So, to make the Superlicence system fair again, the FIA in a statement said they will “ensure that the super licence system that underpins its pathway from junior competition to the top levels of single-seater racing continues to provide competitors with fair and equitable opportunities to progress.”
“The measures being explored by the FIA Super Licence Working Group, in consultation with a wide variety of circuit racing teams, promoters and drivers, also seek to safeguard potentially vulnerable series by specifically targeting the encouragement of participation once competitive activity resumes.
“It will also address any disparity in the system that might be caused by differing re-start times due to the varying threat levels presented by COVID-19 around the world.”
President of the FIA Single-Seater Commission Stefano Domenicali said: “Many circuit racing series are experiencing economic difficulty, while competitors are naturally concerned about missing a season or committing to a competition amid uncertainty around the re-commencement of racing, and the negative impact either may have on their progress along the FIA’s single-seater pathway.

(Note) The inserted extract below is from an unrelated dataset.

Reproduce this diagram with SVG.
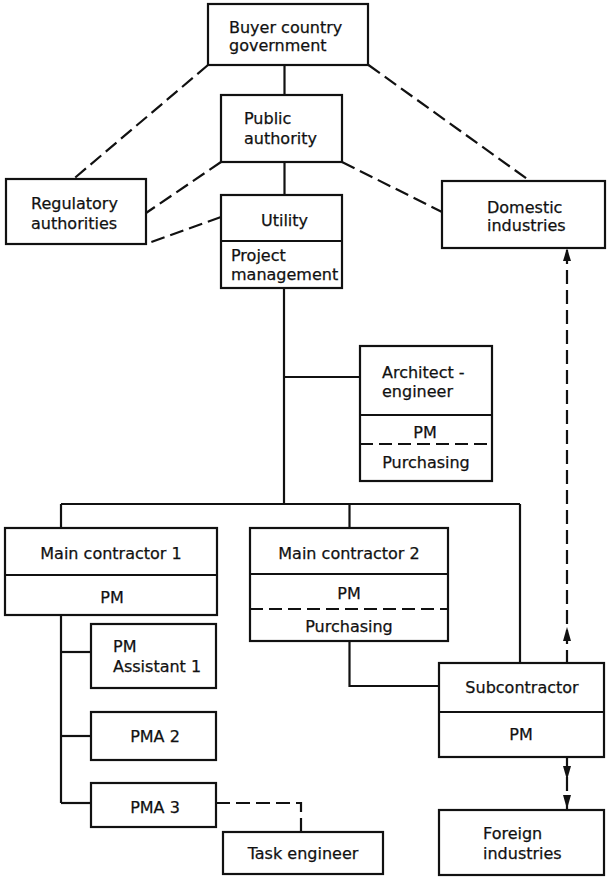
<svg xmlns="http://www.w3.org/2000/svg" width="607" height="877" viewBox="0 0 607 877">
  <style>
    .box { fill: #ffffff; stroke: #111111; stroke-width: 2.2; }
    .div { stroke: #111111; stroke-width: 2.2; fill: none; }
    .divd { stroke: #111111; stroke-width: 2.2; fill: none; stroke-dasharray: 13 6; }
    .ln { stroke: #111111; stroke-width: 2.2; fill: none; }
    .dl { stroke: #111111; stroke-width: 2.2; fill: none; stroke-dasharray: 14 6; }
    .ah { fill: #111111; stroke: none; }
    text { font-family: "DejaVu Sans", "Liberation Sans", sans-serif; font-size: 16px; fill: #111111; stroke: #111111; stroke-width: 0.25; }
    .c { text-anchor: middle; }
  </style>
  <rect width="607" height="877" fill="#ffffff"/>

  <!-- connectors -->
  <g id="connectors">
    <!-- solid reporting lines -->
    <path class="ln" d="M284.5 65 V95"/>
    <path class="ln" d="M284.5 162 V195"/>
    <path class="ln" d="M284 288 V504"/>
    <path class="ln" d="M284 377 H360"/>
    <path class="ln" d="M61 504 H520"/>
    <path class="ln" d="M61 504 V528"/>
    <path class="ln" d="M349.5 504 V528"/>
    <path class="ln" d="M520 504 V663"/>
    <path class="ln" d="M349.5 641 V686 H439"/>
    <path class="ln" d="M61 615 V803"/>
    <path class="ln" d="M61 652 H91"/>
    <path class="ln" d="M61 736 H91"/>
    <path class="ln" d="M61 803 H91"/>
    <!-- dashed liaison lines -->
    <path class="dl" d="M208 65 L73.5 179"/>
    <path class="dl" d="M368.5 65 L530 181"/>
    <path class="dl" d="M221 162 L146 213"/>
    <path class="dl" d="M342 162 L442 212"/>
    <path class="dl" d="M221 217 L146 244"/>
    <path class="dl" d="M216 803 H301 V832"/>
    <path class="dl" d="M567 250 V663"/>
    <path class="dl" d="M567 757 V810"/>
    <!-- arrowheads -->
    <polygon class="ah" points="567,248 571,261 563,261"/>
    <polygon class="ah" points="567,627 571,641 563,641"/>
    <polygon class="ah" points="567,780 571,766 563,766"/>
    <polygon class="ah" points="567,809 571,795 563,795"/>
  </g>

  <g id="buyer">
    <rect class="box" x="208" y="4" width="160" height="61"/>
    <text x="229" y="33">Buyer country</text>
    <text x="229" y="51">government</text>
  </g>

  <g id="public-authority">
    <rect class="box" x="221" y="95" width="121" height="67"/>
    <text x="244" y="124">Public</text>
    <text x="244" y="144">authority</text>
  </g>

  <g id="regulatory">
    <rect class="box" x="6" y="179" width="140" height="65"/>
    <text x="31" y="209">Regulatory</text>
    <text x="31" y="229">authorities</text>
  </g>

  <g id="utility">
    <rect class="box" x="221" y="195" width="121" height="93"/>
    <path class="div" d="M221 241 H342"/>
    <text class="c" x="284.5" y="226">Utility</text>
    <text x="231" y="261">Project</text>
    <text x="231" y="280">management</text>
  </g>

  <g id="domestic">
    <rect class="box" x="442" y="181" width="163" height="67"/>
    <text x="487" y="213">Domestic</text>
    <text x="487" y="231">industries</text>
  </g>

  <g id="architect">
    <rect class="box" x="360" y="346" width="132" height="135"/>
    <path class="div" d="M360 415 H492"/>
    <path class="divd" d="M360 444 H492"/>
    <text x="382" y="378">Architect -</text>
    <text x="382" y="397">engineer</text>
    <text class="c" x="425" y="438">PM</text>
    <text class="c" x="426" y="468">Purchasing</text>
  </g>

  <g id="main-contractor-1">
    <rect class="box" x="5" y="528" width="212" height="87"/>
    <path class="div" d="M5 575 H217"/>
    <text class="c" x="111" y="559">Main contractor 1</text>
    <text class="c" x="112" y="603">PM</text>
  </g>

  <g id="main-contractor-2">
    <rect class="box" x="250" y="528" width="198" height="113"/>
    <path class="div" d="M250 574 H448"/>
    <path class="divd" d="M250 609 H448"/>
    <text class="c" x="349" y="559">Main contractor 2</text>
    <text class="c" x="349" y="599">PM</text>
    <text class="c" x="349" y="632">Purchasing</text>
  </g>

  <g id="pm-assistant-1">
    <rect class="box" x="91" y="624" width="125" height="64"/>
    <text x="113" y="652">PM</text>
    <text x="113" y="672">Assistant 1</text>
  </g>

  <g id="pma-2">
    <rect class="box" x="91" y="712" width="125" height="48"/>
    <text class="c" x="155" y="742">PMA 2</text>
  </g>

  <g id="pma-3">
    <rect class="box" x="91" y="783" width="125" height="44"/>
    <text class="c" x="155" y="813">PMA 3</text>
  </g>

  <g id="task-engineer">
    <rect class="box" x="223" y="832" width="160" height="42"/>
    <text class="c" x="303" y="859">Task engineer</text>
  </g>

  <g id="subcontractor">
    <rect class="box" x="439" y="663" width="165" height="94"/>
    <path class="div" d="M439 712 H604"/>
    <text class="c" x="522" y="693">Subcontractor</text>
    <text class="c" x="521" y="740">PM</text>
  </g>

  <g id="foreign">
    <rect class="box" x="439" y="810" width="165" height="65"/>
    <text x="483" y="839">Foreign</text>
    <text x="483" y="859">industries</text>
  </g>
</svg>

“The FIA is cognisant of these concerns and we would like to reassure series, teams and competitors that through the Super Licence Working Group the Federation is developing solutions that will afford fairness to competitors, encourage participation and help series maintain some stability during this difficult period.”
FIA Drivers’ Commission president Tom Kristensen added that the FIA “appreciate that there may be some unease among drivers over ever-changing racing calendars and how potential imbalances in the scoring of super licence points could negatively affect their progress towards the top of the FIA’s racing ladder.
“The Working Group is consulting with single-seater stakeholders in order to balance the points system so that no drivers are disadvantaged by the changed landscape of motorsport in 2020.”